EXERCISE PROMPT:
Below are some entries. Work out how many of their lines hold the word "this", and write that number alone.
━━━━━━━━━━━━━━━━
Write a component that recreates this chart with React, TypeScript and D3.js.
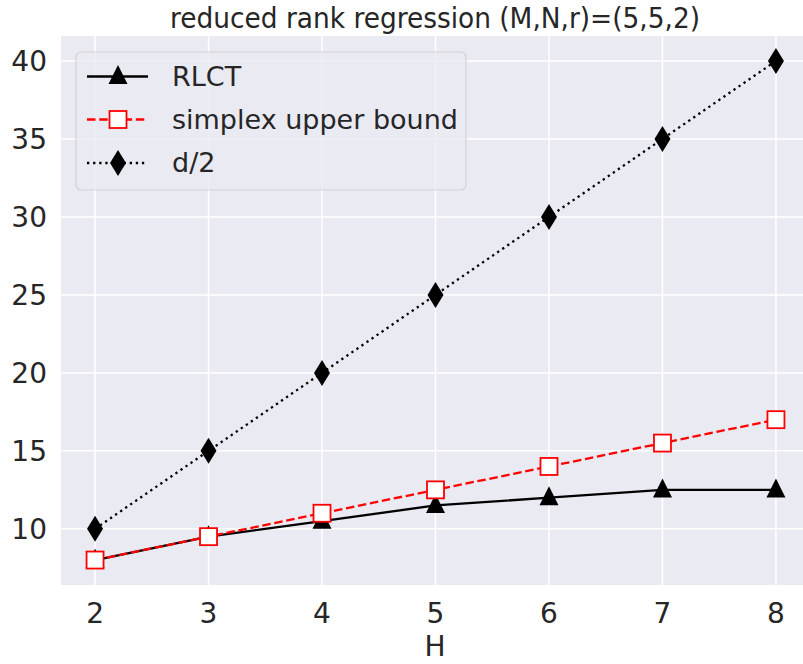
import React from "react";
import * as d3 from "d3";

const H = [2, 3, 4, 5, 6, 7, 8];
const rlct = [8, 9.5, 10.5, 11.5, 12, 12.5, 12.5];
const simplex = [8, 9.5, 11, 12.5, 14, 15.5, 17];
const dHalf = [10, 15, 20, 25, 30, 35, 40];
const yTicks = [10, 15, 20, 25, 30, 35, 40];
const title = "reduced rank regression (M,N,r)=(5,5,2)";
const legendLabels = ["RLCT", "simplex upper bound", "d/2"];

const W = 803;
const HH = 664;
const left = 61;
const right = 810;
const top = 36;
const bottom = 585;
const FONT = "DejaVu Sans";
const TXT = "#262626";
const LW = 2.3;

function triPath(s: number) {
  const h = s;
  return `M0,${-h * 0.6}L${s / 2},${h * 0.4}L${-s / 2},${h * 0.4}Z`;
}
function diamondPath(w: number, h: number) {
  return `M0,${-h / 2}L${w / 2},0L0,${h / 2}L${-w / 2},0Z`;
}

export default function App() {
  const x = d3.scaleLinear().domain([1.7, 8.3]).range([left, right]);
  const y = d3.scaleLinear().domain([6.4, 41.6]).range([bottom, top]);
  const line = (vals: number[]) =>
    d3.line<number>().x((_, i) => x(H[i])).y((v) => y(v))(vals) || "";

  const legY = [76.5, 119.5, 163];

  return (
    <svg width={W} height={HH} style={{ position: "absolute", left: 0, top: 0 }}>
      <rect x={0} y={0} width={W} height={HH} fill="#fff" />
      <rect x={left} y={top} width={right - left} height={bottom - top} fill="#EAEAF2" />
      {H.map((h) => (
        <line key={"gx" + h} x1={x(h)} x2={x(h)} y1={top} y2={bottom} stroke="#fff" strokeWidth={1.5} />
      ))}
      {yTicks.map((t) => (
        <line key={"gy" + t} x1={left} x2={right} y1={y(t)} y2={y(t)} stroke="#fff" strokeWidth={1.5} />
      ))}
      {H.map((h) => (
        <text key={"tx" + h} x={x(h)} y={623} textAnchor="middle" fontFamily={FONT} fontSize={28} fill={TXT}>
          {h}
        </text>
      ))}
      {yTicks.map((t) => (
        <text key={"ty" + t} x={left - 14} y={y(t)} dy="0.36em" textAnchor="end" fontFamily={FONT} fontSize={28} fill={TXT}>
          {t}
        </text>
      ))}
      <text x={435} y={656} textAnchor="middle" fontFamily={FONT} fontSize={28} fill={TXT}>
        H
      </text>
      <text x={435} y={28} textAnchor="middle" fontFamily={FONT} fontSize={28} fill={TXT} textLength={530} lengthAdjust="spacingAndGlyphs">
        {title}
      </text>

      {/* d/2 */}
      <path d={line(dHalf)} fill="none" stroke="#000" strokeWidth={LW} strokeDasharray="2.3,3.8" />
      {/* RLCT */}
      <path d={line(rlct)} fill="none" stroke="#000" strokeWidth={LW} />
      {/* simplex */}
      <path d={line(simplex)} fill="none" stroke="red" strokeWidth={LW} strokeDasharray="8.5,3.7" />

      {dHalf.map((v, i) => (
        <path key={"d" + i} d={diamondPath(16, 26)} transform={`translate(${x(H[i])},${y(v)})`} fill="#000" />
      ))}
      {rlct.map((v, i) => (
        <path key={"r" + i} d={triPath(19)} transform={`translate(${x(H[i])},${y(v)})`} fill="#000" />
      ))}
      {simplex.map((v, i) => (
        <rect key={"s" + i} x={x(H[i]) - 8.5} y={y(v) - 8.5} width={17} height={17} fill="#fff" stroke="red" strokeWidth={1.8} />
      ))}

      {/* legend */}
      <rect x={76} y={52} width={390} height={138} rx={5} fill="#EAEAF2" fillOpacity={0.8} stroke="#cccccc" strokeOpacity={0.8} strokeWidth={1.2} />
      <line x1={87} x2={148} y1={legY[0]} y2={legY[0]} stroke="#000" strokeWidth={LW} />
      <path d={triPath(19)} transform={`translate(118,${legY[0]})`} fill="#000" />
      <line x1={87} x2={148} y1={legY[1]} y2={legY[1]} stroke="red" strokeWidth={LW} strokeDasharray="8.5,3.7" />
      <rect x={118 - 8.5} y={legY[1] - 8.5} width={17} height={17} fill="#fff" stroke="red" strokeWidth={1.8} />
      <line x1={87} x2={148} y1={legY[2]} y2={legY[2]} stroke="#000" strokeWidth={LW} strokeDasharray="2.3,3.8" />
      <path d={diamondPath(16, 26)} transform={`translate(118,${legY[2]})`} fill="#000" />
      {legendLabels.map((l, i) => (
        <text key={l} x={172} y={legY[i]} dy="0.35em" fontFamily={FONT} fontSize={27} fill={TXT}>
          {l}
        </text>
      ))}
    </svg>
  );
}
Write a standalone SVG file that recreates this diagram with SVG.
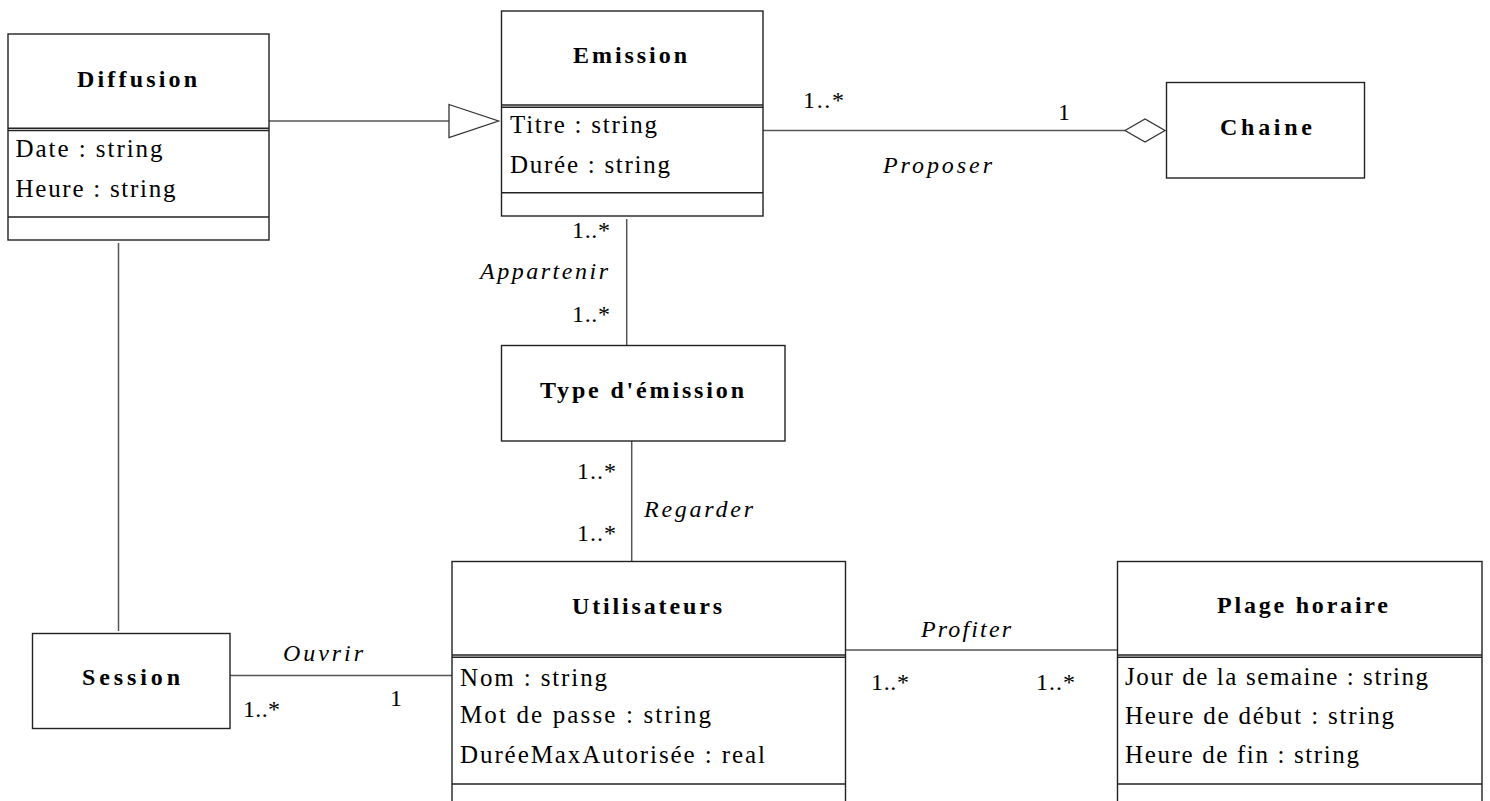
━━━━━━━━━━━━━━━━
THE RESULT:
2